## What you have to do
Extract each line of the material that follows exactly and omit its pictures.
■ ■ ■
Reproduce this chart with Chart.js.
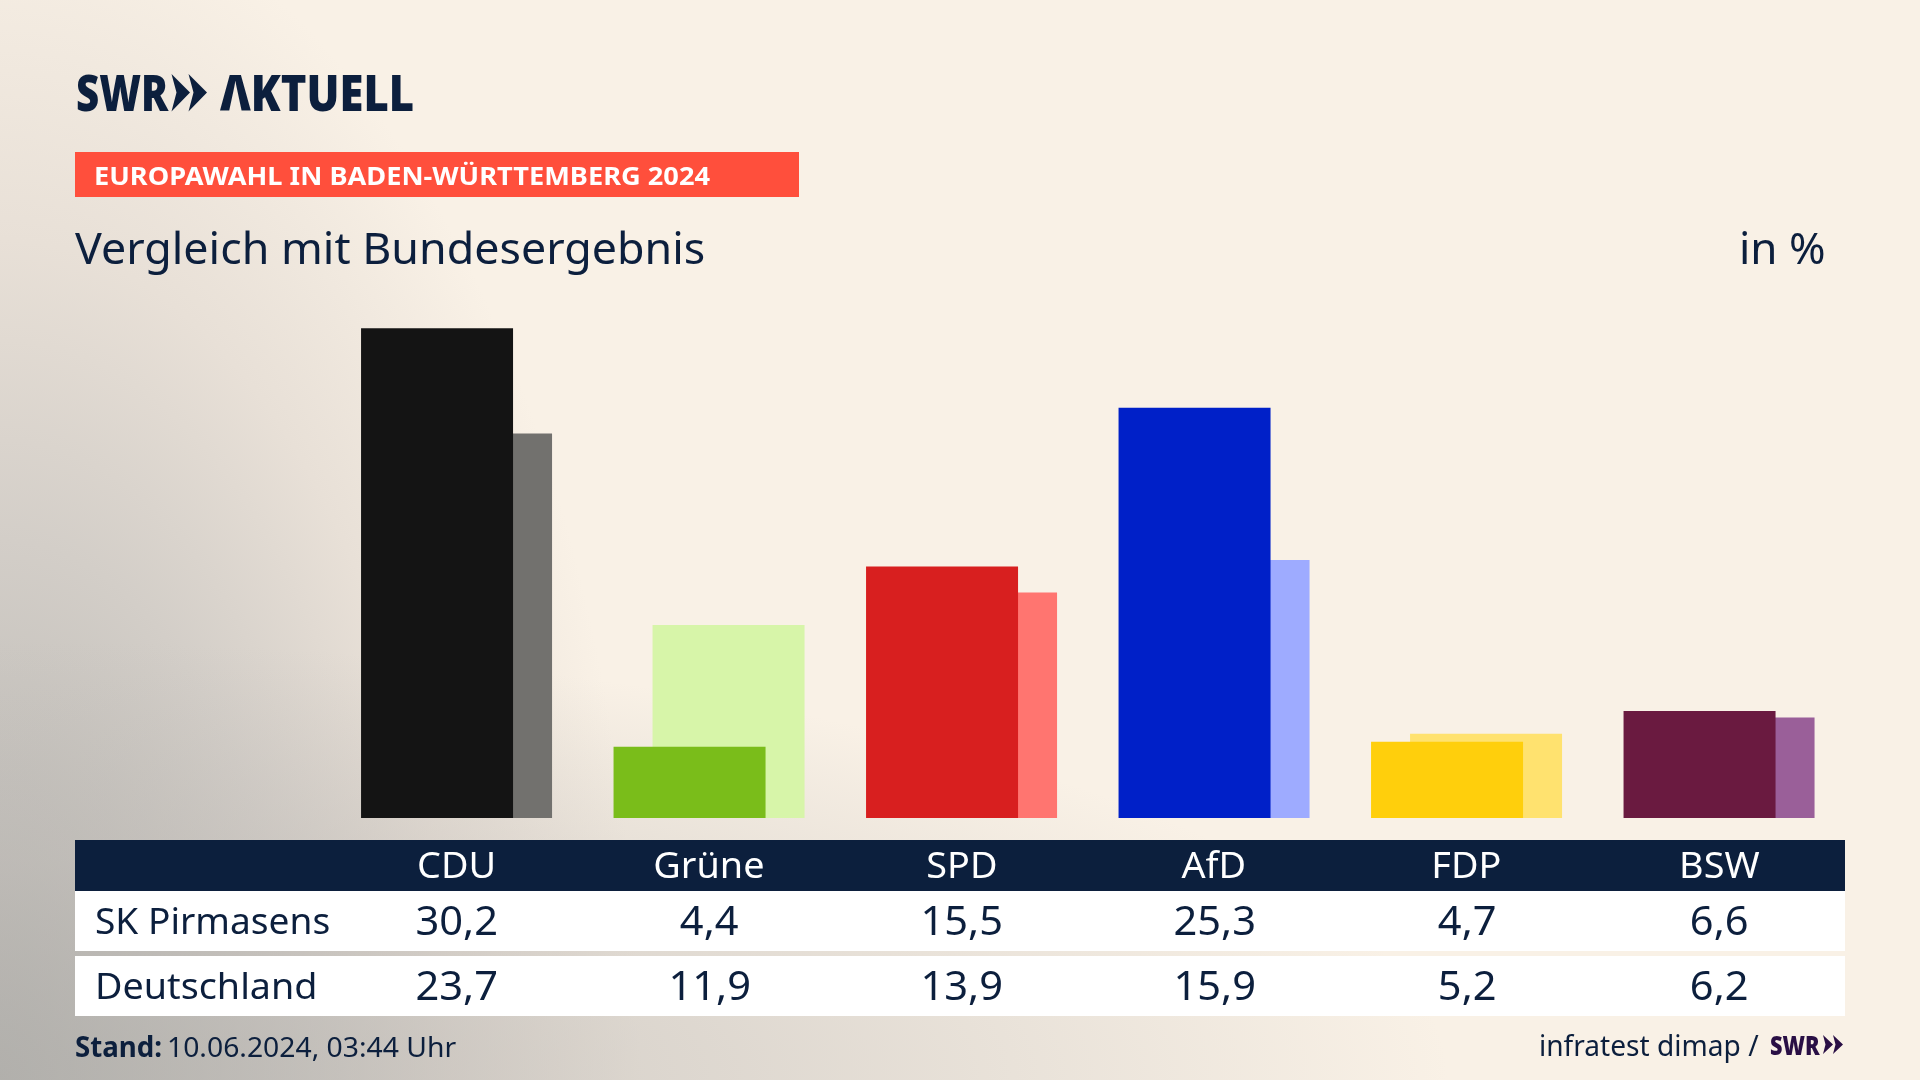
<!DOCTYPE html>
<html lang="de">
<head>
<meta charset="utf-8">
<title>Vergleich mit Bundesergebnis</title>
<script src="https://cdn.jsdelivr.net/npm/chart.js@4"></script>
<style>
  html, body { margin: 0; padding: 0; }
  body {
    width: 1920px; height: 1080px; overflow: hidden; position: relative;
    color: #0c1f3d; font-family: "Noto Sans", sans-serif;
    background:
      radial-gradient(ellipse 1450px 440px at 0% 100%, rgba(178,176,172,.7) 0%, rgba(190,186,182,.45) 50%, rgba(249,241,230,0) 100%),
      radial-gradient(ellipse 640px 1200px at 0% 100%, #b0afab 0%, #d3cec8 45%, #e8e0d7 70%, rgba(249,241,230,0) 100%),
      #f9f1e6;
  }
  #barChart { position: absolute; left: 0; top: 0; }
  .t { position: absolute; white-space: nowrap; line-height: 1; transform-origin: 0 0; }
  .banner { position: absolute; left: 75px; top: 152px; width: 724px; height: 45px; background: #ff4f3c; }
  .cell { position: absolute; text-align: center; line-height: 1; }
  .cell span { display: inline-block; }
  .band { position: absolute; left: 75px; width: 1770px; }
</style>
</head>
<body>
<canvas id="barChart" width="1920" height="1080"></canvas>
<div class="banner"></div>
<div class="band" style="top:840px;height:51px;background:#0c1f3d"></div>
<div class="band" style="top:891px;height:60px;background:#fff"></div>
<div class="band" style="top:956px;height:60px;background:#fff"></div>
<svg style="position:absolute;left:0;top:0" width="1920" height="1080">
  <path d="M171.500 74L190 92.500L171.500 111.500L176.500 92.500zM188.500 74L207 92.500L188.500 111.500L193.500 92.500z" fill="#0c1f3d"/>
  <path d="M1823 1035L1833 1044.500L1823 1054L1825.500 1044.500zM1833 1035L1843 1044.500L1833 1054L1835.500 1044.500z" fill="#2a0f45"/>
</svg>
<script>
const categories = ['CDU', 'Grüne', 'SPD', 'AfD', 'FDP', 'BSW'];
const pirmasens = [30.2, 4.4, 15.5, 25.3, 4.7, 6.6];
const deutschland = [23.7, 11.9, 13.9, 15.9, 5.2, 6.2];
const frontColors = ['#141414', '#7abd1a', '#d81f1f', '#0020c8', '#ffcf0c', '#6a1a40'];
const backColors = ['#72716e', '#d7f5a9', '#ff7570', '#9eabff', '#ffe26f', '#9a5f99'];

Chart.defaults.font.family = '"Noto Sans", sans-serif';

const bar = document.getElementById('barChart');

// first dataset is painted last, so the district stays in front
new Chart(bar, {
  type: 'bar',
  data: {
    labels: categories,
    datasets: [{
      label: 'SK Pirmasens',
      data: pirmasens,
      backgroundColor: frontColors,
      borderWidth: 0
    }, {
      label: 'Deutschland',
      data: deutschland,
      backgroundColor: backColors,
      borderWidth: 0
    }]
  },
  options: {
    responsive: false,
    animation: false,
    // pair is 39px apart and 152px wide in a 252.5px slot
    categoryPercentage: 78 / 252.5,
    barPercentage: 152 / 39,
    layout: {
      padding: { left: 330.3, right: 74.7, top: 299, bottom: 262 }
    },
    plugins: {
      legend: { display: false },
      tooltip: { enabled: false }
    },
    scales: {
      x: { display: false },
      y: { display: false, min: 0, max: 32 }
    }
  }
});

// text helper: x, baseline y, size, optional target width
function put(text, x, base, size, opts = {}) {
  const el = document.createElement('div');
  el.className = 't';
  el.textContent = text;
  el.style.left = x + 'px';
  el.style.fontSize = size + 'px';
  el.style.fontWeight = opts.weight || 400;
  el.style.color = opts.color || '#0c1f3d';
  el.style.top = (base - size * 0.857) + 'px';
  document.body.appendChild(el);
  if (opts.width) el.style.transform = 'scaleX(' + opts.width / el.offsetWidth + ')';
  return el;
}

function cell(text, i, base, size, color, stretch) {
  const el = document.createElement('div');
  el.className = 'cell';
  el.style.left = (330.5 + i * 252.5) + 'px';
  el.style.width = '252.5px';
  el.style.fontSize = size + 'px';
  el.style.top = (base - size * 0.857) + 'px';
  el.style.color = color;
  const s = document.createElement('span');
  s.textContent = text;
  s.style.transform = 'scaleX(' + stretch + ')';
  el.appendChild(s);
  document.body.appendChild(el);
}

const fmt = v => v.toFixed(1).replace('.', ',');

put('SWR', 76, 110, 49, { weight: 900, width: 92 });
put('ΛKTUELL', 220, 110, 49, { weight: 900, width: 194 });
put('EUROPAWAHL IN BADEN-WÜRTTEMBERG 2024', 94, 184, 25, { weight: 700, color: '#fff', width: 616 });
put('Vergleich mit Bundesergebnis', 75, 263, 43, { width: 630 });
put('in %', 1739, 263, 43, { width: 87 });

categories.forEach((c, i) => {
  cell(c, i, 878, 36, '#fff', 1.05);
  cell(fmt(pirmasens[i]), i, 934, 40, '#0c1f3d', 1.04);
  cell(fmt(deutschland[i]), i, 999, 40, '#0c1f3d', 1.04);
});
put('SK Pirmasens', 95, 934, 36, { width: 235 });
put('Deutschland', 95, 999, 36, { width: 222 });

put('Stand:', 75, 1056, 28, { weight: 700, width: 87 });
put('10.06.2024, 03:44 Uhr', 167, 1056, 28, { width: 289 });
put('infratest dimap /', 1539, 1055, 29, { width: 220 });
put('SWR', 1770, 1054, 26, { weight: 900, color: '#2a0f45', width: 50 });
</script>
</body>
</html>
■ ■ ■
## Result for this task
Reproduce this chart with Chart.js.
<!DOCTYPE html>
<html lang="de">
<head>
<meta charset="utf-8">
<title>Vergleich mit Bundesergebnis</title>
<script src="https://cdn.jsdelivr.net/npm/chart.js@4"></script>
<style>
  html, body { margin: 0; padding: 0; }
  body {
    width: 1920px; height: 1080px; overflow: hidden; position: relative;
    color: #0c1f3d; font-family: "Noto Sans", sans-serif;
    background:
      radial-gradient(ellipse 1450px 440px at 0% 100%, rgba(178,176,172,.7) 0%, rgba(190,186,182,.45) 50%, rgba(249,241,230,0) 100%),
      radial-gradient(ellipse 640px 1200px at 0% 100%, #b0afab 0%, #d3cec8 45%, #e8e0d7 70%, rgba(249,241,230,0) 100%),
      #f9f1e6;
  }
  #barChart { position: absolute; left: 0; top: 0; }
  .t { position: absolute; white-space: nowrap; line-height: 1; transform-origin: 0 0; }
  .banner { position: absolute; left: 75px; top: 152px; width: 724px; height: 45px; background: #ff4f3c; }
  .cell { position: absolute; text-align: center; line-height: 1; }
  .cell span { display: inline-block; }
  .band { position: absolute; left: 75px; width: 1770px; }
</style>
</head>
<body>
<canvas id="barChart" width="1920" height="1080"></canvas>
<div class="banner"></div>
<div class="band" style="top:840px;height:51px;background:#0c1f3d"></div>
<div class="band" style="top:891px;height:60px;background:#fff"></div>
<div class="band" style="top:956px;height:60px;background:#fff"></div>
<svg style="position:absolute;left:0;top:0" width="1920" height="1080">
  <path d="M171.500 74L190 92.500L171.500 111.500L176.500 92.500zM188.500 74L207 92.500L188.500 111.500L193.500 92.500z" fill="#0c1f3d"/>
  <path d="M1823 1035L1833 1044.500L1823 1054L1825.500 1044.500zM1833 1035L1843 1044.500L1833 1054L1835.500 1044.500z" fill="#2a0f45"/>
</svg>
<script>
const categories = ['CDU', 'Grüne', 'SPD', 'AfD', 'FDP', 'BSW'];
const pirmasens = [30.2, 4.4, 15.5, 25.3, 4.7, 6.6];
const deutschland = [23.7, 11.9, 13.9, 15.9, 5.2, 6.2];
const frontColors = ['#141414', '#7abd1a', '#d81f1f', '#0020c8', '#ffcf0c', '#6a1a40'];
const backColors = ['#72716e', '#d7f5a9', '#ff7570', '#9eabff', '#ffe26f', '#9a5f99'];

Chart.defaults.font.family = '"Noto Sans", sans-serif';

const bar = document.getElementById('barChart');

// first dataset is painted last, so the district stays in front
new Chart(bar, {
  type: 'bar',
  data: {
    labels: categories,
    datasets: [{
      label: 'SK Pirmasens',
      data: pirmasens,
      backgroundColor: frontColors,
      borderWidth: 0
    }, {
      label: 'Deutschland',
      data: deutschland,
      backgroundColor: backColors,
      borderWidth: 0
    }]
  },
  options: {
    responsive: false,
    animation: false,
    // pair is 39px apart and 152px wide in a 252.5px slot
    categoryPercentage: 78 / 252.5,
    barPercentage: 152 / 39,
    layout: {
      padding: { left: 330.3, right: 74.7, top: 299, bottom: 262 }
    },
    plugins: {
      legend: { display: false },
      tooltip: { enabled: false }
    },
    scales: {
      x: { display: false },
      y: { display: false, min: 0, max: 32 }
    }
  }
});

// text helper: x, baseline y, size, optional target width
function put(text, x, base, size, opts = {}) {
  const el = document.createElement('div');
  el.className = 't';
  el.textContent = text;
  el.style.left = x + 'px';
  el.style.fontSize = size + 'px';
  el.style.fontWeight = opts.weight || 400;
  el.style.color = opts.color || '#0c1f3d';
  el.style.top = (base - size * 0.857) + 'px';
  document.body.appendChild(el);
  if (opts.width) el.style.transform = 'scaleX(' + opts.width / el.offsetWidth + ')';
  return el;
}

function cell(text, i, base, size, color, stretch) {
  const el = document.createElement('div');
  el.className = 'cell';
  el.style.left = (330.5 + i * 252.5) + 'px';
  el.style.width = '252.5px';
  el.style.fontSize = size + 'px';
  el.style.top = (base - size * 0.857) + 'px';
  el.style.color = color;
  const s = document.createElement('span');
  s.textContent = text;
  s.style.transform = 'scaleX(' + stretch + ')';
  el.appendChild(s);
  document.body.appendChild(el);
}

const fmt = v => v.toFixed(1).replace('.', ',');

put('SWR', 76, 110, 49, { weight: 900, width: 92 });
put('ΛKTUELL', 220, 110, 49, { weight: 900, width: 194 });
put('EUROPAWAHL IN BADEN-WÜRTTEMBERG 2024', 94, 184, 25, { weight: 700, color: '#fff', width: 616 });
put('Vergleich mit Bundesergebnis', 75, 263, 43, { width: 630 });
put('in %', 1739, 263, 43, { width: 87 });

categories.forEach((c, i) => {
  cell(c, i, 878, 36, '#fff', 1.05);
  cell(fmt(pirmasens[i]), i, 934, 40, '#0c1f3d', 1.04);
  cell(fmt(deutschland[i]), i, 999, 40, '#0c1f3d', 1.04);
});
put('SK Pirmasens', 95, 934, 36, { width: 235 });
put('Deutschland', 95, 999, 36, { width: 222 });

put('Stand:', 75, 1056, 28, { weight: 700, width: 87 });
put('10.06.2024, 03:44 Uhr', 167, 1056, 28, { width: 289 });
put('infratest dimap /', 1539, 1055, 29, { width: 220 });
put('SWR', 1770, 1054, 26, { weight: 900, color: '#2a0f45', width: 50 });
</script>
</body>
</html>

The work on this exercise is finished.